A new study published in the University of Technology’s Applied Economics has identified that financial and employment circumstances are increasingly impacting the number of sick days taken.
According to Dr Nancy Kong, a Senior Research Fellow at the UTS Centre for Health Economics Research and Evaluation, a distinct divide exists between casual or contract workers and permanent employees, whereby workers are less likely to take time off when jobs feel harder to replace.
The research, co-authored by Dr David Rowell from the University of Queensland and Professor Peter Zweifel of the University of Zurich, drew on a survey by the Household, Income and Labour Dynamics in Australia (HILDA), which analysed data from over 15,000 Australians between 2005 and 2016.
Even accounting for variability in occupation, job satisfaction, household circumstances, living arrangements, marital status, education, and residence, these findings do not indicate “that casual and fixed-term workers are healthier”, Dr Kong identified.
She said: “A more likely explanation is that taking time off is riskier when work is insecure. Non-permanent workers may have less access to paid sick leave. They may also worry that saying no to work, even when ill, could affect future hours or their chances of keeping their job.”
“For a permanent employee, staying home with influenza may be inconvenient, but for a casual worker, it may trigger financial stress.”
As would be unfortunately expected, trends also show that economic insecurity translates to less sick leave taken. The study found that when local unemployment rates rise by 5 percentage points, sick leave drops.
In the same vein, Dr Kong identified that job security plays a significant factor, whereby many in such circumstances “worry that being absent could make them seem less reliable or increase the risk of losing work”.
Compensation also proved a factor, albeit a more nuanced one. While higher wages alone didn’t directly correlate to leave behaviour, within workers with poorer health, higher wages were associated with more sick leave taken, confirming that certain workplaces and entitlements “mean they are supported to take time off when they are unwell without fear of a potential financial penalty”.
However, gender proved to be the most prominent factor.
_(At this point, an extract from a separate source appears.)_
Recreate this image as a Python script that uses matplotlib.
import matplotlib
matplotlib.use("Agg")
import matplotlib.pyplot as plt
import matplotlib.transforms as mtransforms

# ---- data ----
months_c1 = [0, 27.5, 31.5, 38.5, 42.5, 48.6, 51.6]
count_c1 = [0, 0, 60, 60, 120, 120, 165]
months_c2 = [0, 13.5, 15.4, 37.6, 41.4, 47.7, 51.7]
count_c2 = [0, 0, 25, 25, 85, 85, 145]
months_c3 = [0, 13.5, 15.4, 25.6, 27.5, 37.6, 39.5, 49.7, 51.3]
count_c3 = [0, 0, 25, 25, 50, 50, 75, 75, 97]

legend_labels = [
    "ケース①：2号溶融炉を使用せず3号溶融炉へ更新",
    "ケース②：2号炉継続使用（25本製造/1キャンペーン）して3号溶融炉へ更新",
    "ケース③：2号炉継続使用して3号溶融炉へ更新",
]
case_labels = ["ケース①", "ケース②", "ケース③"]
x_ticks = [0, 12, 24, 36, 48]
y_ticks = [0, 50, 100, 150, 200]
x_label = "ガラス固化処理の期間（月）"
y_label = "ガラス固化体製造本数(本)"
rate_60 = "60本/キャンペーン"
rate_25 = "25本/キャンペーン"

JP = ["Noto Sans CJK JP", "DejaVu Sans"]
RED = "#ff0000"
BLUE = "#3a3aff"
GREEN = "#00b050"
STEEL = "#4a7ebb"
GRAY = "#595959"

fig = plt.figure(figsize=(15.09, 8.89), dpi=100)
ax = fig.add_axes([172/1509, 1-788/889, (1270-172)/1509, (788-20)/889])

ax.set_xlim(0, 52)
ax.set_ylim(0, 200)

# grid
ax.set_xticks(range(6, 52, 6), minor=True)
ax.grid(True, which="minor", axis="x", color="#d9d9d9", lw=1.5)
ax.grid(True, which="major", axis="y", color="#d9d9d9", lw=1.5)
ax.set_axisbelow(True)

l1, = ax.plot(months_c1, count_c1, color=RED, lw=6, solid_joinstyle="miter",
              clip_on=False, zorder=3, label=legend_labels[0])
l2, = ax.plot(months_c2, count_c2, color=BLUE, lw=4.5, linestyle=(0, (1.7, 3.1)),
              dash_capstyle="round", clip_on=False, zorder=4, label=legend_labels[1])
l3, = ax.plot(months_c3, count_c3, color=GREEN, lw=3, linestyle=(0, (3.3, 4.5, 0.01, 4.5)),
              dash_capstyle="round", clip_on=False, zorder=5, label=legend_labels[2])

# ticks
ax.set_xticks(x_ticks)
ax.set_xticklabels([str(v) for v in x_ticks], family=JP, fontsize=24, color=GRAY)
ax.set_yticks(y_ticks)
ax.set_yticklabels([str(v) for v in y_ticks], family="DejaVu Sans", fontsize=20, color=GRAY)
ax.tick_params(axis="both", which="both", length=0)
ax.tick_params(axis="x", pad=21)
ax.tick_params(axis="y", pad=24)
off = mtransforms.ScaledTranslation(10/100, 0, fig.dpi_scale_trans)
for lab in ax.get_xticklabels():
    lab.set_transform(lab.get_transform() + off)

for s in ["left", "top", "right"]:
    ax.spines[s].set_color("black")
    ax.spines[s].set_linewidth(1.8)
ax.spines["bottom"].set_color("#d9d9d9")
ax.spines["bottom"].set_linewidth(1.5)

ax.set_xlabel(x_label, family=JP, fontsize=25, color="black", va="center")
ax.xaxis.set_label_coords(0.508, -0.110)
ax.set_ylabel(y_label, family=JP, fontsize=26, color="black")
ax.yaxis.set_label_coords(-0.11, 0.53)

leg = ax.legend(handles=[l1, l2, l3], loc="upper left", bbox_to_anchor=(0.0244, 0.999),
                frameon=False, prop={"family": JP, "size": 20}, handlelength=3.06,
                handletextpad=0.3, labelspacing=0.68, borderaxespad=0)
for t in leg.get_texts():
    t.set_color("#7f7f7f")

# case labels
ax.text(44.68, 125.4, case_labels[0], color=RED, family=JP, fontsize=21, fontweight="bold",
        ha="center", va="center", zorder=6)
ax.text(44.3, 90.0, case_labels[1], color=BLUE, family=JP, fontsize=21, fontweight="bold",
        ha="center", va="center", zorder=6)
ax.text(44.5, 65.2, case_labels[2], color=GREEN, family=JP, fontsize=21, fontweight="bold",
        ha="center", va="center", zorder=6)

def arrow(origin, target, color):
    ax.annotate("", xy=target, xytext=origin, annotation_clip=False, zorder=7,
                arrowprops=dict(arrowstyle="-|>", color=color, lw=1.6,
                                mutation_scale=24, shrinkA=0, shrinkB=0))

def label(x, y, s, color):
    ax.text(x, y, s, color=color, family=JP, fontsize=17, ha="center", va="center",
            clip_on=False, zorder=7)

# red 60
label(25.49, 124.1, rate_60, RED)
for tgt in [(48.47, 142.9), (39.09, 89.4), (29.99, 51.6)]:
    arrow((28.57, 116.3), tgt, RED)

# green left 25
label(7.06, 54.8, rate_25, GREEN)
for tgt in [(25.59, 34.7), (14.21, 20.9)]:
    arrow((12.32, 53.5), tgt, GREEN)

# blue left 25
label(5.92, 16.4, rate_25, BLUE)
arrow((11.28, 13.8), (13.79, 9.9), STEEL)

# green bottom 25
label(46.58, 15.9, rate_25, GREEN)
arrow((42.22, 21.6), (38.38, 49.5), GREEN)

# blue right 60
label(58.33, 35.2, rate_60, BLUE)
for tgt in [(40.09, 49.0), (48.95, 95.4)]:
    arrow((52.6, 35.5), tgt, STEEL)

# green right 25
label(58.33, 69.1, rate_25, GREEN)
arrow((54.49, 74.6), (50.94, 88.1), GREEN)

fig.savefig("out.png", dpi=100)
According to the findings, men average about half a day less of taken sick leave than women with similar health and employment circumstances per year, translating to a 23 per cent difference.
This, Dr Kong said, “may reflect differences in health needs, caring responsibilities or how likely people are to see medical care … but it also points to workplace cultures and gender expectations about ‘toughness’, reliability and working through illness”.
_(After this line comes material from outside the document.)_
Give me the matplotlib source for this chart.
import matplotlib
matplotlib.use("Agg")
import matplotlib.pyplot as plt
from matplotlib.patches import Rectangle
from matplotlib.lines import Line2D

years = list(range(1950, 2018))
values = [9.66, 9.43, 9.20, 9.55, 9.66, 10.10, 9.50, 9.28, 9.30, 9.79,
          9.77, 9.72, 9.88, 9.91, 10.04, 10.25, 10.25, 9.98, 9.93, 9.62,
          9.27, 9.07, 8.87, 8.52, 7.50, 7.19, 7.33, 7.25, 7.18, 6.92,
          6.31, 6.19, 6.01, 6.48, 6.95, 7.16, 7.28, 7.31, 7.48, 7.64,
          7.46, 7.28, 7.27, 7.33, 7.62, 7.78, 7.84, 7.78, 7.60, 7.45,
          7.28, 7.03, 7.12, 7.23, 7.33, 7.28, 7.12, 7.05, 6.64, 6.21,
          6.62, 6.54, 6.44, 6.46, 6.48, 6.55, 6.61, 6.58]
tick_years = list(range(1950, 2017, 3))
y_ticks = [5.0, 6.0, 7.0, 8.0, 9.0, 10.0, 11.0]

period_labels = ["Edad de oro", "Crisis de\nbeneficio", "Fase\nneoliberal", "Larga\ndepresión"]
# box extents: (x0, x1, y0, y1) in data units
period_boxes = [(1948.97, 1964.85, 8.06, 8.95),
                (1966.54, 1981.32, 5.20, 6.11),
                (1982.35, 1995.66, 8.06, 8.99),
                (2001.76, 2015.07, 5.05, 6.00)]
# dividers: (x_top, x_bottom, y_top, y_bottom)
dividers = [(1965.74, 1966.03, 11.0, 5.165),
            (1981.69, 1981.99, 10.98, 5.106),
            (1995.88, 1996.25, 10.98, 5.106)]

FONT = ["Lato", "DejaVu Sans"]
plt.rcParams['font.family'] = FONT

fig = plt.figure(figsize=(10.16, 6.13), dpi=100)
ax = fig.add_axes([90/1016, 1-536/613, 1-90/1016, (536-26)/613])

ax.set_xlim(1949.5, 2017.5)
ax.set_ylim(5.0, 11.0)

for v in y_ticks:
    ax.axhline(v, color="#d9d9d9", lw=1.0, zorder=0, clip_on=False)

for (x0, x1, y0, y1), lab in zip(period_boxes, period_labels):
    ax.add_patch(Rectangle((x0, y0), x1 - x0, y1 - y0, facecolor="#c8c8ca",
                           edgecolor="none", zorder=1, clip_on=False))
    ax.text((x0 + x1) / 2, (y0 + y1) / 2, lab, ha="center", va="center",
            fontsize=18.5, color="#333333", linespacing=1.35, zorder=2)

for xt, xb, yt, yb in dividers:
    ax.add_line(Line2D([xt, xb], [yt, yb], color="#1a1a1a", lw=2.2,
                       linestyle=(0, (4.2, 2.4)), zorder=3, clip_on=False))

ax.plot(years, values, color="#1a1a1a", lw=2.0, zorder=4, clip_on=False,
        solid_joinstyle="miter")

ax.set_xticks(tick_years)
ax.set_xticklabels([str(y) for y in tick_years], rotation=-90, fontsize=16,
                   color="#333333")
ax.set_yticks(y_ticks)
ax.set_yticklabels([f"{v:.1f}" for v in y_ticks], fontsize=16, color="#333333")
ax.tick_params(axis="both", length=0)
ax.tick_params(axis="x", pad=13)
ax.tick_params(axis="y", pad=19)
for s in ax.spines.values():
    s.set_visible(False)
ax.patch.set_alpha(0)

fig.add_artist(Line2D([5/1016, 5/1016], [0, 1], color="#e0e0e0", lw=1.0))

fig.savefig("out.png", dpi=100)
The findings reveal the importance of recognising that sick leave rates are not, on their own, a reflection of physical health, and that employers should not consider low sick leave rates as a workplace success without considering relevant factors, such as culture.
“Employers and policymakers often focus on reducing absence, but workers who attend while unwell may recover more slowly, spread infection to colleagues, and be less productive,” Dr Kong said.
In this vein, employers need to consider the importance of reducing stigma around sick leave.
Dr Kong said: “Employers can help by creating a culture where taking legitimate sick leave is clearly supported: managers should model this behaviour, policies should be simple and non-punitive, and performance measures should not reward low absence without considering presenteeism.”
“For workers in more insecure roles, practical measures such as reliable rostering, clear reassurance that illness will not unfairly affect future opportunities, and income support or paid sick-leave arrangements where feasible can reduce the pressure to work when unwell.”